Inspired by ISIS, Saipov is accused of targeting pedestrians and cyclists as he drove about three quarters of a mile down the Hudson River Greenway before hitting the school bus at Chambers Street, law enforcement officials say. He exited the truck holding a paintball gun and a bb weapon and was shot and injured by a cop.
Among the injured were two students, a staff member and the driver who were on the bus, Fariña said. The driver is at home, and the staff member and one student are recovering from surgery, she said.
A Stuyvesant High teacher was hurt on the bike path but returned to school the next day, Mayor Bill de Blasio said.
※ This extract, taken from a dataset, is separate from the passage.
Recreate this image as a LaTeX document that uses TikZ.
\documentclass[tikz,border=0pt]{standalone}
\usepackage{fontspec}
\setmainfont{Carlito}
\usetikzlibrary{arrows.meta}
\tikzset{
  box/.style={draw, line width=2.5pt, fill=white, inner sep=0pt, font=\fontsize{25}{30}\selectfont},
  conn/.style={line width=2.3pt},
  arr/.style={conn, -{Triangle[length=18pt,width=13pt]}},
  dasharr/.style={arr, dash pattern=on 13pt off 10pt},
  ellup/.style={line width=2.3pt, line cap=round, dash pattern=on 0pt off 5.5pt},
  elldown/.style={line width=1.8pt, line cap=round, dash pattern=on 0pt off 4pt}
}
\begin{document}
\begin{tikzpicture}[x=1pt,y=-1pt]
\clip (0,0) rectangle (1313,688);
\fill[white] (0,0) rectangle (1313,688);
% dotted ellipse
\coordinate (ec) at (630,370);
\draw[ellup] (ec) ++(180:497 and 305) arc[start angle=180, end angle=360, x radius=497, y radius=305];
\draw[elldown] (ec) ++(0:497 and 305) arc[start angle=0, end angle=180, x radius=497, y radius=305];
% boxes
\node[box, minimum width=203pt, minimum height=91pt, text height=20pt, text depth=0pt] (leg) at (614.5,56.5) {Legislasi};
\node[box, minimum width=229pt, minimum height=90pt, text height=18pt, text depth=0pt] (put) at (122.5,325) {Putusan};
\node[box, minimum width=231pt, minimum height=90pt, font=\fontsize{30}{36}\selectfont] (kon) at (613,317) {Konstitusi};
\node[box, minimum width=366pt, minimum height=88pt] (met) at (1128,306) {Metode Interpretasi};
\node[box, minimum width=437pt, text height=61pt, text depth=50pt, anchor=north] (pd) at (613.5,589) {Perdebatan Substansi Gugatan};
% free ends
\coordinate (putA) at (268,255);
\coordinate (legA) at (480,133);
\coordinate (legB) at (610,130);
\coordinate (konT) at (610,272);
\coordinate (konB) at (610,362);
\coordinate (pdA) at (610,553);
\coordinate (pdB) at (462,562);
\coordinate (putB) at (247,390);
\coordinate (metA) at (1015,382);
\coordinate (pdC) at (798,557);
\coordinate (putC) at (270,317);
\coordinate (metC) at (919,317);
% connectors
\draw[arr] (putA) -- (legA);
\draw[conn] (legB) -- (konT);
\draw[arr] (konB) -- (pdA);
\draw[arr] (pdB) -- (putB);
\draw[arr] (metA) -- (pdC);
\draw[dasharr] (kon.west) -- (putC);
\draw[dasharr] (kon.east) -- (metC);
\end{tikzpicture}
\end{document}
The mayor said he decided to keep the schools open Wednesday to prove that the worst terror attack since 9/11 wouldn't disrupt life in New York. Attendance at all four buildings was high the next day despite students having the option of a day off, Fariña said.
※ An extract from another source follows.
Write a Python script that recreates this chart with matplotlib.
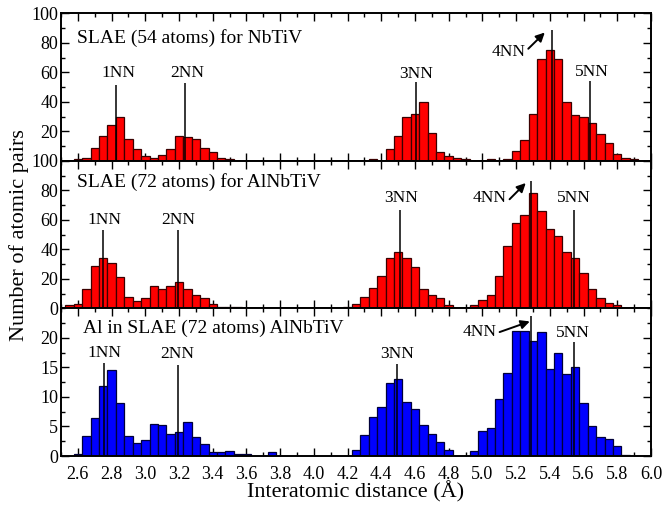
import numpy as np
import matplotlib
matplotlib.use('Agg')
import matplotlib.pyplot as plt
from matplotlib.ticker import MultipleLocator

plt.rcParams['font.family'] = 'serif'
plt.rcParams['font.serif'] = ['Liberation Serif', 'DejaVu Serif']

# bin centres of the histograms (0.05 A wide bins)
bin_centers = np.round(np.arange(2.55, 5.90 + 0.001, 0.05), 2)

# counts, one row per 0.5 A (2.55-3.00, 3.05-3.50, ... 5.55-5.90)
counts_nbtiv = [
    0, 1, 2, 9, 17, 24, 30, 15, 8, 3,
    2, 4, 8, 17, 16, 15, 9, 6, 2, 1,
    0, 0, 0, 0, 0, 0, 0, 0, 0, 0,
    0, 0, 0, 0, 0, 0, 1, 0, 8, 17,
    30, 32, 40, 19, 6, 3, 2, 1, 0, 0,
    1, 0, 1, 7, 14, 32, 69, 75, 69, 40,
    31, 30, 26, 18, 12, 5, 2, 1,
]
counts_alnbtiv = [
    2, 3, 13, 29, 34, 31, 21, 8, 5, 7,
    15, 13, 15, 18, 13, 9, 7, 3, 1, 1,
    1, 0, 0, 0, 0, 0, 0, 0, 0, 0,
    0, 0, 0, 1, 3, 8, 14, 22, 34, 38,
    34, 28, 13, 9, 7, 2, 0, 0, 2, 6,
    9, 22, 42, 58, 63, 78, 66, 54, 49, 38,
    34, 24, 13, 7, 4, 2, 0, 0,
]
counts_al = [
    0, 0.3, 3.4, 6.4, 11.9, 14.5, 9.0, 3.4, 2.2, 2.7,
    5.5, 5.2, 3.8, 4.1, 5.8, 3.3, 2.1, 0.6, 0.7, 0.8,
    0.4, 0.4, 0, 0, 0.6, 0, 0, 0, 0, 0,
    0, 0, 0, 0, 1.0, 3.6, 6.6, 8.3, 12.3, 13.0,
    9.2, 8.0, 5.3, 3.8, 2.4, 1.1, 0, 0, 0.9, 4.3,
    4.7, 9.7, 14.1, 21.2, 21.1, 19.5, 21.0, 14.8, 17.4, 13.9,
    15.0, 9.0, 5.0, 3.3, 2.8, 1.7, 0.2, 0,
]

nn_names = ['1NN', '2NN', '3NN', '4NN', '5NN']
nn_x_nbtiv = [2.824, 3.236, 4.605, 5.41, 5.64]
nn_top_nbtiv = [51.5, 52.6, 53.7, 89, 54]
nn_x_alnbtiv = [2.75, 3.194, 4.511, 5.29, 5.541]
nn_top_alnbtiv = [53, 53.4, 67, 86.7, 67]
nn_x_al = [2.754, 3.192, 4.495, 5.29, 5.541]
nn_top_al = [15.7, 15.5, 15.6, 23.8, 19.4]

titles = ['SLAE (54 atoms) for NbTiV',
          'SLAE (72 atoms) for AlNbTiV',
          'Al in SLAE (72 atoms) AlNbTiV']

fig = plt.figure(figsize=(6.64, 5.13), dpi=100)
gs = fig.add_gridspec(3, 1, left=0.0919, right=0.9804, bottom=0.1111,
                      top=0.974, hspace=0)
ax1 = fig.add_subplot(gs[0])
ax2 = fig.add_subplot(gs[1], sharex=ax1)
ax3 = fig.add_subplot(gs[2], sharex=ax1)

panels = [
    (ax1, counts_nbtiv, '#ff0000', '#3a0000', nn_x_nbtiv, nn_top_nbtiv),
    (ax2, counts_alnbtiv, '#ff0000', '#3a0000', nn_x_alnbtiv, nn_top_alnbtiv),
    (ax3, counts_al, '#0000ff', '#00003a', nn_x_al, nn_top_al),
]

for ax, counts, fc, ec, nx, ntop in panels:
    c = np.array(counts, dtype=float)
    keep = c > 0
    ax.bar(bin_centers[keep], c[keep], width=0.05, color=fc,
           edgecolor=ec, linewidth=0.9, zorder=2)
    ax.vlines(nx, 0, ntop, color='k', lw=1.1, zorder=3)
    ax.tick_params(which='both', direction='in', top=True, right=True,
                   labelsize=13, width=1.0)
    ax.tick_params(which='major', length=5.5)
    ax.tick_params(which='minor', length=3)
    ax.tick_params(axis='y', pad=2)
    for s in ax.spines.values():
        s.set_linewidth(1.4)

ax1.set_xlim(2.5, 6.0)
ax3.xaxis.set_minor_locator(MultipleLocator(0.1))
ax3.set_xticks(np.round(np.arange(2.6, 6.01, 0.2), 1))
ax3.set_xticklabels(['%.1f' % v for v in np.arange(2.6, 6.01, 0.2)])
ax3.tick_params(axis='x', pad=7)
plt.setp(ax1.get_xticklabels(), visible=False)
plt.setp(ax2.get_xticklabels(), visible=False)

ax1.set_ylim(0, 100)
ax1.set_yticks([20, 40, 60, 80, 100])
ax1.yaxis.set_minor_locator(MultipleLocator(10))
ax2.set_ylim(0, 100)
ax2.set_yticks([0, 20, 40, 60, 80, 100])
ax2.yaxis.set_minor_locator(MultipleLocator(10))
ax3.set_ylim(0, 25)
ax3.set_yticks([0, 5, 10, 15, 20])
ax3.yaxis.set_minor_locator(MultipleLocator(2.5))

# panel titles
ax1.text(0.0266, 0.836, titles[0], transform=ax1.transAxes, fontsize=14,
         va='center', ha='left')
ax2.text(0.0266, 0.858, titles[1], transform=ax2.transAxes, fontsize=14,
         va='center', ha='left')
ax3.text(0.0368, 0.866, titles[2], transform=ax3.transAxes, fontsize=14,
         va='center', ha='left')

# NN labels
lab_nbtiv = [(2.84, 59.8), (3.25, 59.8), (4.605, 58.9), (5.153, 74), (5.65, 60.5)]
lab_alnbtiv = [(2.757, 60), (3.196, 60), (4.519, 74.8), (5.042, 74.8), (5.543, 74.8)]
lab_al = [(2.76, 17.5), (3.19, 17.2), (4.495, 17.3), (4.983, 21), (5.535, 20.8)]
for ax, labs in [(ax1, lab_nbtiv), (ax2, lab_alnbtiv), (ax3, lab_al)]:
    for name, (lx, ly) in zip(nn_names, labs):
        ax.text(lx, ly, name, fontsize=12.5, ha='center', va='center')

arrows = [(ax1, (5.272, 76), (5.37, 87)),
          (ax2, (5.161, 74), (5.257, 85)),
          (ax3, (5.102, 21), (5.281, 22.8))]
for ax, start, end in arrows:
    ax.annotate('', xy=end, xytext=start,
                arrowprops=dict(arrowstyle='-|>', color='k', lw=1.4,
                                mutation_scale=13, shrinkA=0, shrinkB=0))

fig.text(0.535, 0.041, 'Interatomic distance (Å)', fontsize=16,
         ha='center', va='center')
fig.text(0.028, 0.542, 'Number of atomic pairs', fontsize=16,
         rotation=90, ha='center', va='center')

plt.savefig('out.png', dpi=100)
The mayor said one student told him they "saw it as their duty" to go to class Wednesday.
"I think that's an amazing thing, to hear kids still in their teens thinking about their responsibility to respond to an act of terror," de Blasio said.
Aside from the TV cameras and cops, it seemed like a normal school day Thursday outside Stuyvesant, the city's most elite public high school. Some students were out and about around lunchtime as cyclists rode the greenway that Saipov is accused of terrorizing just two days earlier.
De Blasio and Fariña met with teachers and staff and visited a government class at Stuyvesant Thursday morning.
Officials praised the schools for following the procedures to keep kids safe. Staff members locked the front doors and cordoned off the schools, keeping kids inside and everyone else out, officials said.
"We're going to be OK, because there are always going to be people and groups of people who are going to be there to help us," Fariña said.